No one knew that better than Caiphas, the high priest. As the religious leader of the Jews, he was the ruler of the Temple. The Jews looked up to him as their political leader as well. Under him, they enjoyed religious freedom and managed their local affairs with little interference from their Roman masters.


They were never allowed to forget that they were a conquered people. They were reminded of it whenever the Romans hounded them for tax money. They were reminded of it whenever Jews were burned alive or crucified. They were reminded of it every time they saw a Roman soldier with his red cloak, his helmet and his gleaming spear. So much did the Jews hate the Romans that they lived for the day when they could have their revenge. Caiphas knew that when people were filled with hate they became difficult to control. It worried him, for as the political leader of the Jews it was his duty to see that they lived in peace. If he failed to keep order, the Romans would remove him from office and put someone else in his place.

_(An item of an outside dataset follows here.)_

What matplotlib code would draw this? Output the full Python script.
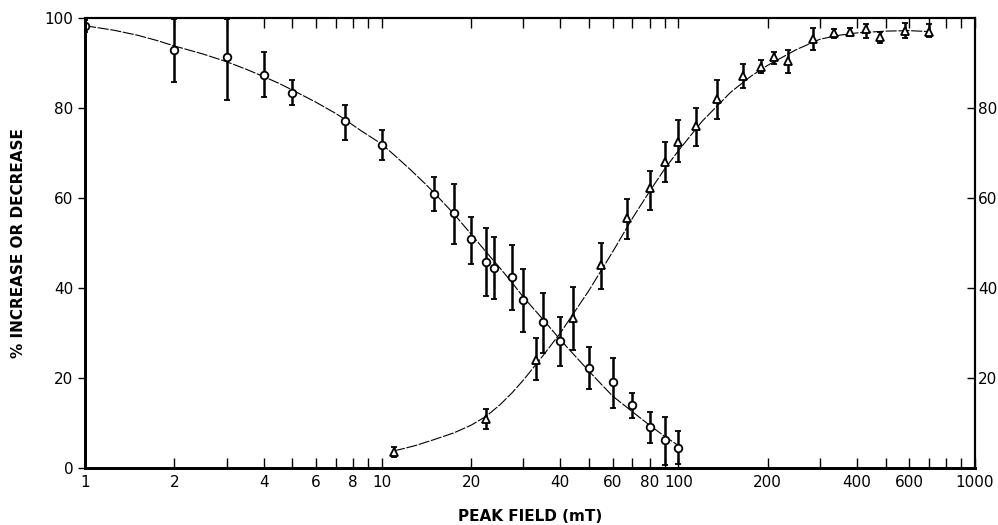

Danger of violence was always much greater during the Passover. It was a festival of freedom and it made the people all the more bitter toward their Roman masters. Caiphas could well remember the riots of other Passovers. Not many years before, a rebellion had broken out and the Romans had massacred three thousand Jews in the court of the Temple.


The presence of Jesus and his followers could only make things worse. All Jerusalem was talking about his latest miracle, which had something to do with raising a man from the dead. Caiphas was not impressed. Such tricks had been cleverly staged before. But many people believed in the man and his miracles. Thousands had joined his procession as it marched through the streets of the city.

To Caiphas, there was nothing mysterious about all this. He understood his people. They were different. Other peoples of the empire had many false gods, but the Jews worshiped only the one true God of the universe. They were his Chosen People. He had chosen them to spread the true religion to all the world. Since they were his people, God had often saved them by miracles in the past. Now they expected God to help them throw off the yoke of their Roman masters.

They believed God would send them a leader to set them free, to establish peace and to bring on a golden age that would last forever. The prophets had often mentioned the coming of such a leader, calling him the Messiah, the Anointed One. The Anointed One suggested a king, for kings were anointed with oil when they were crowned. The people, therefore, awaited the coming of a king who would lead them against the Romans.

Many Jews hoped Jesus was the promised king, for his miracles seemed to prove that he was truly the Lord’s Anointed. Caiphas considered Jesus merely another trouble-maker. There had been others like him: Judas, Simon and Athronges, for example. Each had stirred up the people and led unsuccessful rebellions against the Romans. People were easily fooled by such men. Now this Jesus was becoming bolder as his following grew larger day by day. A few more of his staged miracles might be enough to win over the entire population.

Caiphas knew the time had come for action. He summoned his advisors to meet with him to consider the matter. Something had to be done to stop this worker of miracles before it was too late. How could he be taken without stirring up the people?

All over Jerusalem that Sunday, people were talking and wondering about the strange procession that had entered the Holy City. Centuries later, that day became known throughout the world as the first Palm Sunday. The year was probably A.D. 29.